Ou alors, il n’y aura pas d’étincelle. Je regarderai passer la menace, armé jusqu’aux dents, jusqu’aux yeux, jusqu’aux mains. Lentement, mes poumons se videront, mes poings se détendront, mes bras se relâcheront, mes épaules s’affaisseront. Mon regard abandonnera son acier. Lentement, je cesserai d’épier, d’observer, de détailler. Puis je ne regarderai plus, je n’attendrai plus. Mon torse, enfin, sera libéré de son carcan. Je remettrai ma casquette en place sur l’arrière de ma tête, je mettrai mes mains calmes dans les poches de mon bleu et je reprendrai mon travail.

Robert Doisneau  


Tu viendras, je t’attends. Bien sûr, tu viendras. Tu es là mais personne ne te voit. Sauf moi. Faite de la chair de mes courbes, des os de mes certitudes et de l’air de mes pensées. Un ballon plein d’amour. Je suis un ballon prêt à s’envoler. Alors, je me tiens, je me tiens à toi, je me tiens à moi. Je me tiens à ce rêve qui n’en est plus un. Parce qu’à midi, nous irons manger chez Eugène, tu dégusteras la souris d’agneau confite que tu aimes tant et je te regarderai manger. Je boirai juste un verre de ce Pouilly qui s’accorde si bien avec toi. Tu te nourriras de moi, de toute ma rondeur, de toute ma douceur. Et puis, nous irons nous promener sur le bord du canal et je te glisserai à l’oreille tous les mots ronds que je connais, ceux qui s’envolent et font rougir tes joues, ceux qui rebondissent et font mouiller tes yeux…

Tu ne viendras pas, tu ne viendras plus. J’ai laissé sur ta tombe ma soif de réalité. Je ne me nourris plus que de nos rêves. Alors je gonfle, j’arrondis, je ballonne. Je me tiens à ton souvenir, je me tiens à notre amour. Je me tiens à nous deux désormais réunis dans le même corps. Jusqu’au jour où je m’envolerai dans le ciel, emporté par un dernier souffle. Et ne resteront que deux chaises en fer, deux chaises vides.

Sebastião Salgado 


J’attends mon heure. Celle où je parcourrai les couloirs de la mine. Celle où je soulèverai la poussière du charbon de mes pas de danse, de mes sauts, de mes entrechats, de mes courses, de mes jetés, de mes dérobades. Et j’éteindrai les flammes de l’enfer. J’éteindrai la nuit, j’éteindrai la misère, j’éteindrai l’épuisement des mineurs qui  se consument dans les profondeurs. Je soufflerai sur leurs corps meurtris et je leur apprendrai la beauté. Je leur enseignerai la lumière, la couleur et le sourire. Je tuerai la bête, je tuerai la souffrance, je tuerai la mort. Je rendrai l’homme à la vie. Je mettrai de la musique dans les têtes et nous danserons tous ensemble.
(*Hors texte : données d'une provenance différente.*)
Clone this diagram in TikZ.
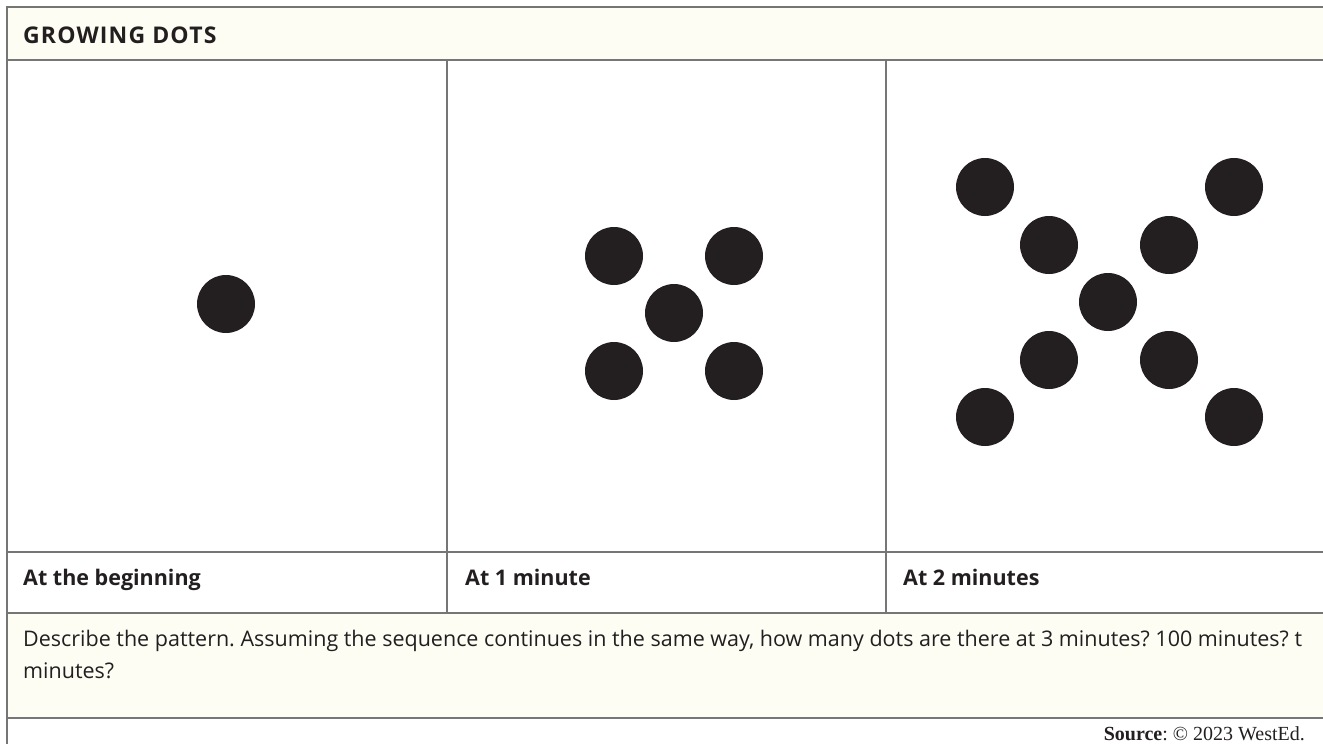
\documentclass[tikz,border=0pt]{standalone}
\usepackage{fontspec}
\setmainfont{Liberation Serif}
\newfontfamily\tabfont{Open Sans}
\usetikzlibrary{positioning}
\definecolor{cream}{RGB}{253,253,244}
\definecolor{rulegray}{RGB}{118,118,118}
\definecolor{ink}{RGB}{35,31,32}
\frenchspacing
\tikzset{dot/.style={circle,fill=ink,minimum size=58pt,inner sep=0pt},
  cell/.style={anchor=base west,inner sep=0pt,text=ink,font=\tabfont\fontsize{21.5}{26}\selectfont\bfseries},
  task/.style={anchor=base west,inner sep=0pt,text=ink,font=\tabfont\fontsize{21.5}{26}\selectfont}}

\begin{document}
\begin{tikzpicture}[x=1pt,y=-1pt]
\useasboundingbox (0,0) rectangle (1323,744);
\fill[cream] (7,7) rectangle (1323,60);\fill[cream] (7,613) rectangle (1323,718);
\draw[rulegray,line width=1.5pt] (1323,7)--(7,7)--(7,744);
\draw[rulegray,line width=1.5pt] (7,60)--(1323,60) (7,552)--(1323,552) (7,613)--(1323,613) (7,718)--(1323,718);
\draw[rulegray,line width=1.5pt] (447,60)--(447,613) (886,60)--(886,613);
\node[cell,font=\tabfont\fontsize{23}{26}\selectfont\bfseries\addfontfeature{LetterSpace=5}] (title) at (23,43){GROWING DOTS};
% dots
\node[dot] (a0) at (226,304){};
\node[dot] (b0) at (674,313){};
\node[dot] (b1) at (614,256){};\node[dot] (b2) at (734,256){};\node[dot] (b3) at (614,371){};\node[dot] (b4) at (734,371){};
\node[dot] (c0) at (1108,302){};
\node[dot] (c1) at (1049,245){};\node[dot] (c2) at (1169,245){};\node[dot] (c3) at (1049,360){};\node[dot] (c4) at (1169,360){};
\node[dot] (c5) at (985,187){};\node[dot] (c6) at (1234,187){};\node[dot] (c7) at (985,417){};\node[dot] (c8) at (1234,417){};
% labels
\node[cell] (lab1) at (23,585){At the beginning};
\node[cell] (lab2) at (465,585){At 1 minute};
\node[cell] (lab3) at (903,585){At 2 minutes};
\node[task] (ask1) at (23,646){Describe the pattern. Assuming the sequence continues in the same way, how many dots are there at 3 minutes? 100 minutes? t};
\node[task] (ask2) at (23,678){minutes?};
\node[anchor=base east,inner sep=0pt,text=ink,font=\fontsize{20}{23}\selectfont] (src) at (1305,740){\textbf{Source}: © 2023 WestEd.};
\end{tikzpicture}
\end{document}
Nous danserons Faust pour capturer Méphistophélès. Nous danserons Dante pour traverser l’enfer et en réchapper. Nous danserons Stravinsky pour capturer l’oiseau de feu et nous enfuir des ténèbres. Et puis nous danserons l’amour, le soleil et le ciel. Nous danserons, nous mettrons de l’air entre les os et la peau, nous changerons le charbon en diamant. Nous nous élèverons au-dessus de nos bourreaux, de leurs mines, de leurs veines noires. Nous danserons. À cet instant, seulement, la folie quittera mon regard.

Photo de Danie Franco sur Unsplash

A propos de JLuc Chovelon

Prof pendant une dizaine d'années, journaliste durant près de vingt ans, auteur d'une paire de livres, essais plutôt que romans. En pleine évolution vers un autre type d'écritures. Cheminement personnel, divagations exploratives, explorations divaguantes à l'ombre du triptyque humour-poésie-fantastique. Dans le désordre.

12 commentaires à propos de “#photofictions #04 | attentes”

    • Des développements un peu compliqués que j’avais envie d’explorer. Merci de m’avoir accompagné.

  1. Oh, ces images où je ne vois que les yeux et du coup, ce texte où je ne sais lire que l’attente de trouver les yeux, de croiser les yeux… me rappelle un grand œil qu’il m’a semblé voir hier, ouvert dans les nuages !…

  2. Bonjour JLuc
    Superbe !
    Le choix des photos et leur montage. Les monologues intérieurs. Une très belle structure et de très beaux détails.
    Merci.

  3. Aimé ce procédé que tu as utilisé, d’écrire sur le montage photos, corps morcelés des photographes eux mêmes
    et même il faut être savant pour te suivre, on peut s’accrocher à ce « je » qui nous parle et au « regard terrorisé » de Salgado
    fort et inspiré

    • Même si elle est visuellement intéressante, je crois que la mise en page complexifie le texte et rend sa compréhension plus difficile. Si, pour chaque photo, les deux textes se suivaient, le premier en italique et le second en normal, ce serait moins « savant » à comprendre, plus facile à accrocher. Mais l’expérimentation est riche d’enseignements. Merci pour ta lecture, Françoise.

  4. « Je me tiens à ton souvenir, je me tiens à notre amour. Je me tiens à nous deux désormais réunis dans le même corps. Jusqu’au jour où je m’envolerai dans le ciel, emporté par un dernier souffle. Et ne resteront que deux chaises en fer, deux chaises vides. » là ce matin ça me remue le cœur !

  5. trois physiques singuliers, trois destins, trois montages morcelés et hypnotiques, de magnifiques textes

  6. oui , l’embrasement obsessionnel, le bras arrimé au feu
    l’inacceptable greffé aux yeux, ce devoir tirer
    oui, tout ce qu’on imagine de l’horreur vécue par l’autre,
    cette empathie, et soudain la fin comme un éclatement
    de la danse au partage d’une cène d’amitié
    Merci tant

  7. J’ai également été très touché par le texte à partir de Doisneau, qui m’a rappelé un personnage de « Selfie », documentaire très touchant d’Agostino Ferrente. Désolé pour le temps de retard sur les autres commentaires, je m’attaque seulement à la proposition 4; venu voir comment les autres s’y sont pris. Je dois dire que j’en ressors toujours assez bluffé.